The citizen group had claimed that the defendants, Squibnocket Farm homeowners and contractor C. White Marine, had not obtained a Chapter 91 permit as required under state law, and that the project has also failed to obtain a signoff from the Chilmark planning board as required under the town subdivision rules.

On both counts, the judge disagreed, noting among other things “the extreme vetting this project has received.”

Arguments were heard Wednesday on the injunction request and the judge took a view of the property.

The decision means work can continue on the causeway project, where C. White Marine has been on the job for more than a week.
     
The causeway will provide access to the Squibnocket Farm subdivision, an enclave of high-end private homes, by relocating the current grade-level road which is eroded from recent storms.

Causeway aims to provide access to private homes at Squibnocket. — Mark Lovewell

In the lawsuit filed Oct. 13, the 11 plaintiffs claimed the project will cause irreparable harm to the environment within the historic high water mark of Squibnocket Pond and said the project should not go forward without a permit from the Massachusetts Department of Environmental Protection (MassDEP).
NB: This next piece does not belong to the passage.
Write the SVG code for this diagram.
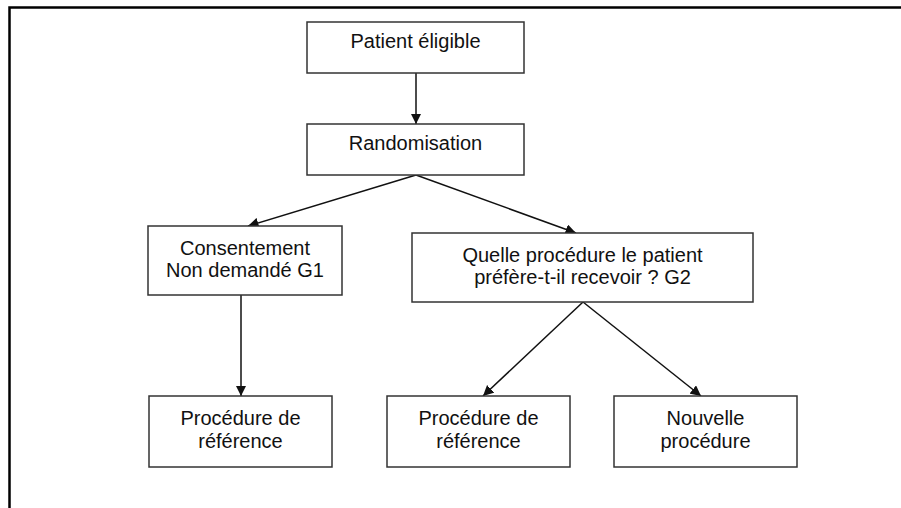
<svg xmlns="http://www.w3.org/2000/svg" width="901" height="508" viewBox="0 0 901 508">
<style>
.box{fill:#fff;stroke:#333;stroke-width:1.5}
.t{font-family:"Liberation Sans",Arial,Helvetica,sans-serif;font-size:20px;fill:#111;text-anchor:middle}
.c{stroke:#111;stroke-width:1.5;fill:none;marker-end:url(#ah)}
</style>
<defs>
<marker id="ah" viewBox="0 0 10 10" refX="10" refY="5" markerWidth="7" markerHeight="7" markerUnits="strokeWidth" orient="auto">
<path d="M0,0 L10,5 L0,10 z" fill="#111"/>
</marker>
</defs>
<rect width="901" height="508" fill="#fff"/>
<path d="M9.5,508 L9.5,7.5 L901,7.5" fill="none" stroke="#000" stroke-width="2.5"/>
<g id="connectors">
<line class="c" x1="416" y1="73" x2="416" y2="124"/>
<line class="c" x1="416" y1="175" x2="248" y2="226"/>
<line class="c" x1="416" y1="175" x2="576" y2="233"/>
<line class="c" x1="241" y1="295" x2="241" y2="396"/>
<line class="c" x1="583" y1="302" x2="483" y2="396"/>
<line class="c" x1="583" y1="302" x2="701" y2="396"/>
</g>
<g id="patient">
<rect class="box" x="307" y="22" width="217" height="51"/>
<text class="t" x="415.5" y="48">Patient éligible</text>
</g>
<g id="randomisation">
<rect class="box" x="307" y="124" width="217" height="51"/>
<text class="t" x="415.5" y="150">Randomisation</text>
</g>
<g id="g1">
<rect class="box" x="148" y="226" width="194" height="69"/>
<text class="t" x="245" y="255">Consentement</text>
<text class="t" x="245" y="277">Non demandé G1</text>
</g>
<g id="g2">
<rect class="box" x="412" y="233" width="341" height="69"/>
<text class="t" x="582.5" y="262">Quelle procédure le patient</text>
<text class="t" x="582.5" y="284">préfère-t-il recevoir ? G2</text>
</g>
<g id="ref1">
<rect class="box" x="149" y="396" width="183" height="71"/>
<text class="t" x="240.5" y="425">Procédure de</text>
<text class="t" x="240.5" y="448">référence</text>
</g>
<g id="ref2">
<rect class="box" x="387" y="396" width="183" height="71"/>
<text class="t" x="478.5" y="425">Procédure de</text>
<text class="t" x="478.5" y="448">référence</text>
</g>
<g id="nouvelle">
<rect class="box" x="614" y="396" width="183" height="71"/>
<text class="t" x="705.5" y="425">Nouvelle</text>
<text class="t" x="705.5" y="448">procédure</text>
</g>
</svg>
They also claimed that the project involves relocation of a road to a subdivision, and needs an engineering plan approved by the Chilmark planning board.

In a separate but related action, another project opponent, Doug Liman, has asked the MassDEP to determine for itself whether it has jurisdiction over the section of land where the causeway is being built. MassDEP has set a deadline of Nov. 10 to receive written comments on that question, after which it has 60 days to issue a determination.

The 11 plaintiffs are Paul Hornblower, Zachary Lee, Chris Fischer, Greg Worley, Minah Worley, Thomas Bena, Will Sawyer, Rosalie Hornblower, Grace Barrie, Thomas Burns Jr. and Astrid Peterson Burns. A slightly different list of plaintiffs appears on court documents filed in support of the complaint. Officials at the superior court Friday said they were unable to explain the discrepancy.

The plaintiffs are represented by Island attorney Daniel Larkosh and Boston attorney Glen Wood.

Lead attorney Peter Alpert from the Boston law firm Ropes and Gray opposed the group’s motion for injunctive relief to stop work on the project. He referred to a series of legal and regulatory challenges over the past several years. “A small but vocal minority of in dividuals, including several plaintiffs, have done everything conceivable (and inconceivable) to block the project, all to no avail,” wrote the attorneys. “Proving the adage that desperate times call for desperate measures, plaintiffs have resorted to bringing two entirely frivolous claims.”

In its own opposition to the request for a preliminary injunction, C. White Marine said stopping the project would be expensive in terms of money and time, putting a $1.5 million price tag on the work.

An issue in the lawsuit was whether the project lies below the historic high water mark. The plaintiffs cite historic aerial photographs of Squibnocket Pond to support their contention that the project lies below the high water mark, which would require a MassDEP license under Chapter 91 of Massachusetts law.

Attorneys for Squibnocket Farm refuted the claim, and Judge Nickerson agreed.